What Passes for Research and Journalism on Health
Perusing Alternet this morning led me to not one, but two articles (in under a minute) that make me wonder about what passes for research and journalism on health in America.
First, there's the "Sugar is the New Heroin," which talks about sugar addiction as if for the first time and is based on Bart Hoedel of Princeton University's infliction of suffering on the rodent community. Meanwhile, he could probably find the same results if he just looked around him at the various people in his life who are sugar-addicted. And yet . . .

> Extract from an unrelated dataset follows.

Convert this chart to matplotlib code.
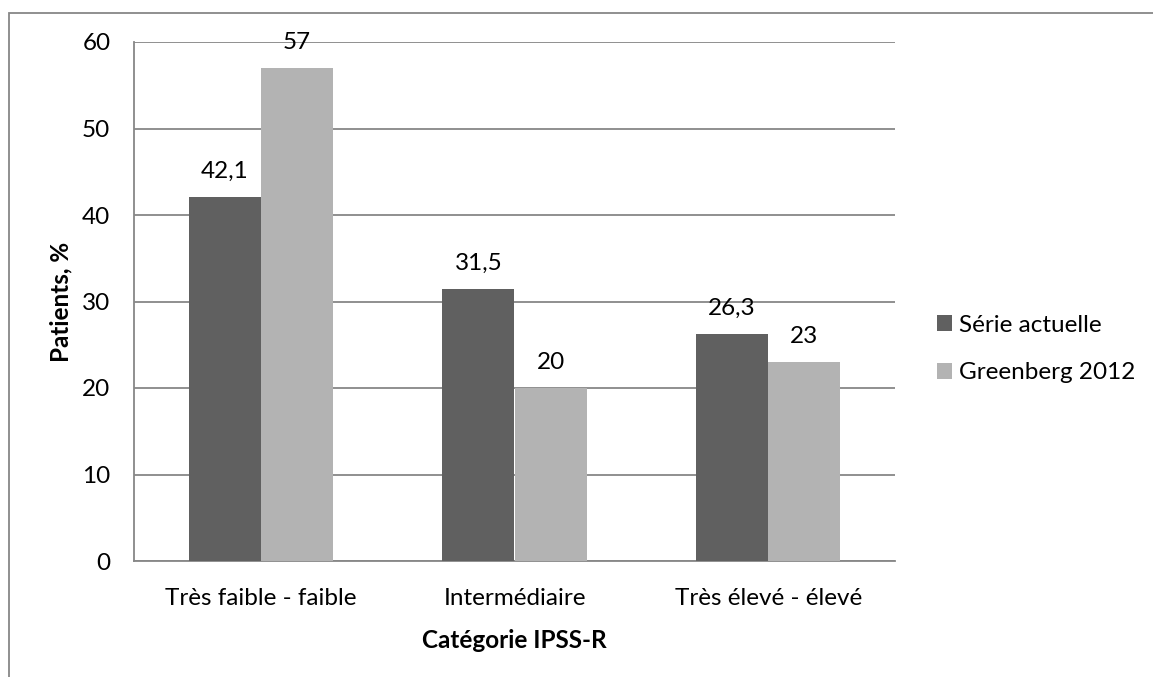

As usual, the research comes with a caveat that it’s too early to fully understand its implications for humans. Our relationship to food – which is simultaneously physical and emotional – is highly complex. Nevertheless, Hoedel notes that “It seems possible that the brain adaptations and behavioral signs seen in rats may occur in some individuals with binge-eating disorder or bulimia.”
"Breaking the Food Seduction" and other books have been addressing the American addiction to sugar and ways to break free from it for years. Not to mention any parent of a toddler can attest to the effects of sugar on the human brain (and any grown up who's paying attention to the way food affects them). In 2008, forcing rodents to become addicted to anything that humans choose to expose them to is more absurd than ever.
Next, there's the embarrassing reality that the Journal of the American Medical Association recently had to print a correction for publishing a study that concluded that Americans aren't eating too many animal products. Why the correction? The study, and many others like it listed in "Health Experts Make a Perverse Push for Fat-Rich, Red Meat Diets" were authored by people formerly employed by the National Cattlemen's Beef Association and funded by the National Dairy Council and the Egg Nutrition Center.
Net message? If you want to find someone's real intention, following the money isn't a bad place to start.